Clarity. It matters little how beautiful your message is if it is not understood. German philosopher Arthur Schopenhauer observed that “one should use common words to say uncommon things.” And master of clarity George Orwell confessed, “The great enemy of clear language is insincerity. When there is a gap between one’s real and declared aims, one turns as it were instinctively to long words and exhausted idioms, like a cuttlefish spurting out ink.” Lincoln’s Gettysburg Address was profoundly clear.
Humility. Ralph Waldo Emerson could almost serve as Lincoln’s biographer when he said, “A great man is always willing to be little. . . . When he is pushed, tormented, defeated, he has a chance to learn something; he has been put on his wits, on his manhood; he has gained facts; learned his ignorance; is cured of the insanity of his conceit; has got moderation and real skill.” At Gettysburg, the president was an afterthought: he was the last to talk and spoke for merely a few minutes. As biographer Ronald White noted, “Lincoln did not use one first-person singular pronoun in his entire address. It was as if Lincoln disappeared so that transcendent truths could appear.” Lincoln at Gettysburg embodied humility.

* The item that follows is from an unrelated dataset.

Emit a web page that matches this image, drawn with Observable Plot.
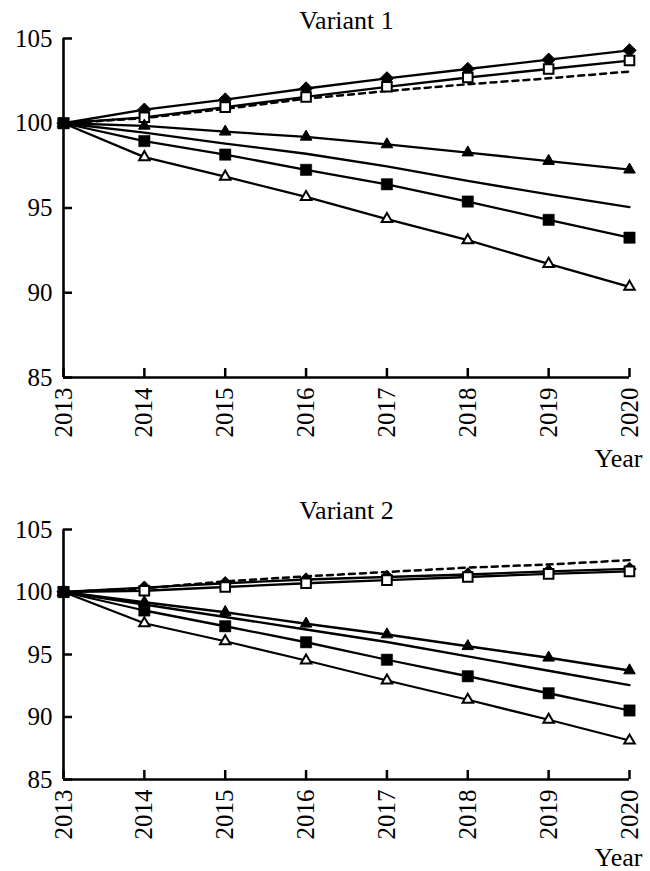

Substance. At some point, style takes a backseat to substance. At a battlefield soiled with the blood of those defending Liberty and Union, Lincoln hearkened back to the past just as he peered into the future. He honored the lives of the dead and challenged the comforts of the living. In several hundred words, Lincoln simultaneously paid deference to the historical and the transcendent. The Gettysburg Address was rich with substance.
To be sure, to look once again upon Lincoln’s grainy image at Gettysburg seems impossibly removed from our fast-paced modern lives. And I’ve come to discover that, as Ronald White tells it, when the photographer snapped the windswept Lincoln at Gettysburg, “He concluded his address before the photographer could begin.” The Gettysburg Address was that short. And yet, it was infinitely consequential. Time, as we all discover, is fleeting. But well-considered words and deeds that strive to be righteous can endure. The truth and its expositors can be timeless.